** What the exercise asks **
Return each line of the data below verbatim; pictures are to be left out.

================

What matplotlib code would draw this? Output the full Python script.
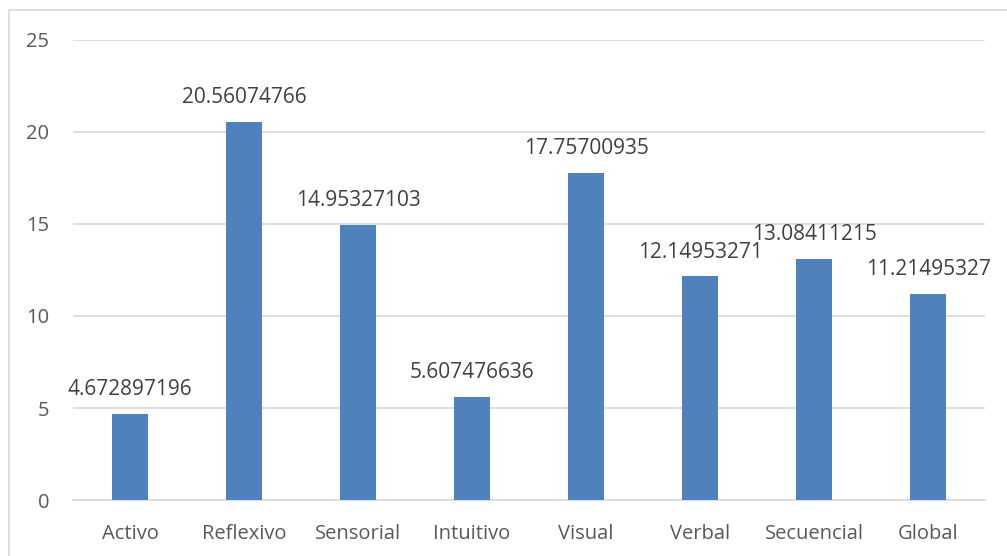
import matplotlib
matplotlib.use("Agg")
import matplotlib.pyplot as plt
from matplotlib.patches import Rectangle

categories = ["Activo", "Reflexivo", "Sensorial", "Intuitivo", "Visual", "Verbal", "Secuencial", "Global"]
values = [4.672897196, 20.56074766, 14.95327103, 5.607476636, 17.75700935, 12.14953271, 13.08411215, 11.21495327]
labels = ["4.672897196", "20.56074766", "14.95327103", "5.607476636", "17.75700935", "12.14953271", "13.08411215", "11.21495327"]
yticks = [0, 5, 10, 15, 20, 25]

W, H = 1007, 556
fig = plt.figure(figsize=(W / 100, H / 100), dpi=100)
plt.rcParams['font.family'] = ['Open Sans', 'DejaVu Sans']

# outer chart border
fig.patches.append(Rectangle((9 / W, -0.1), 1.2, 1 - 10 / H + 0.1, transform=fig.transFigure,
                             fill=False, edgecolor="#D9D9D9", linewidth=1.2))

left, right, top, bottom = 73, 985, 40, 500
ax = fig.add_axes([left / W, 1 - bottom / H, (right - left) / W, (bottom - top) / H])
x = list(range(len(categories)))
ax.bar(x, values, width=0.315, color="#4F81BD", zorder=3)
ax.set_xlim(-0.5, len(categories) - 0.5)
ax.set_ylim(0, 25)
ax.set_yticks(yticks)
ax.set_xticks(x)
ax.set_xticklabels(categories)
ax.grid(axis="y", color="#D9D9D9", linewidth=1.2, zorder=0)
for s in ["top", "right", "left"]:
    ax.spines[s].set_visible(False)
ax.spines["bottom"].set_color("#D9D9D9")
ax.spines["bottom"].set_linewidth(1.2)
ax.tick_params(axis="both", length=0, labelsize=14.5, labelcolor="#595959")
ax.tick_params(axis="y", pad=17)
ax.tick_params(axis="x", pad=17)

for xi, v, lab in zip(x, values, labels):
    ax.annotate(lab, (xi, v), xytext=(0, 10), textcoords="offset points",
                ha="center", va="bottom", fontsize=15, color="#404040")

fig.savefig("out.png", dpi=100)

================

** Exercise answer **
What matplotlib code would draw this? Output the full Python script.
import matplotlib
matplotlib.use("Agg")
import matplotlib.pyplot as plt
from matplotlib.patches import Rectangle

categories = ["Activo", "Reflexivo", "Sensorial", "Intuitivo", "Visual", "Verbal", "Secuencial", "Global"]
values = [4.672897196, 20.56074766, 14.95327103, 5.607476636, 17.75700935, 12.14953271, 13.08411215, 11.21495327]
labels = ["4.672897196", "20.56074766", "14.95327103", "5.607476636", "17.75700935", "12.14953271", "13.08411215", "11.21495327"]
yticks = [0, 5, 10, 15, 20, 25]

W, H = 1007, 556
fig = plt.figure(figsize=(W / 100, H / 100), dpi=100)
plt.rcParams['font.family'] = ['Open Sans', 'DejaVu Sans']

# outer chart border
fig.patches.append(Rectangle((9 / W, -0.1), 1.2, 1 - 10 / H + 0.1, transform=fig.transFigure,
                             fill=False, edgecolor="#D9D9D9", linewidth=1.2))

left, right, top, bottom = 73, 985, 40, 500
ax = fig.add_axes([left / W, 1 - bottom / H, (right - left) / W, (bottom - top) / H])
x = list(range(len(categories)))
ax.bar(x, values, width=0.315, color="#4F81BD", zorder=3)
ax.set_xlim(-0.5, len(categories) - 0.5)
ax.set_ylim(0, 25)
ax.set_yticks(yticks)
ax.set_xticks(x)
ax.set_xticklabels(categories)
ax.grid(axis="y", color="#D9D9D9", linewidth=1.2, zorder=0)
for s in ["top", "right", "left"]:
    ax.spines[s].set_visible(False)
ax.spines["bottom"].set_color("#D9D9D9")
ax.spines["bottom"].set_linewidth(1.2)
ax.tick_params(axis="both", length=0, labelsize=14.5, labelcolor="#595959")
ax.tick_params(axis="y", pad=17)
ax.tick_params(axis="x", pad=17)

for xi, v, lab in zip(x, values, labels):
    ax.annotate(lab, (xi, v), xytext=(0, 10), textcoords="offset points",
                ha="center", va="bottom", fontsize=15, color="#404040")

fig.savefig("out.png", dpi=100)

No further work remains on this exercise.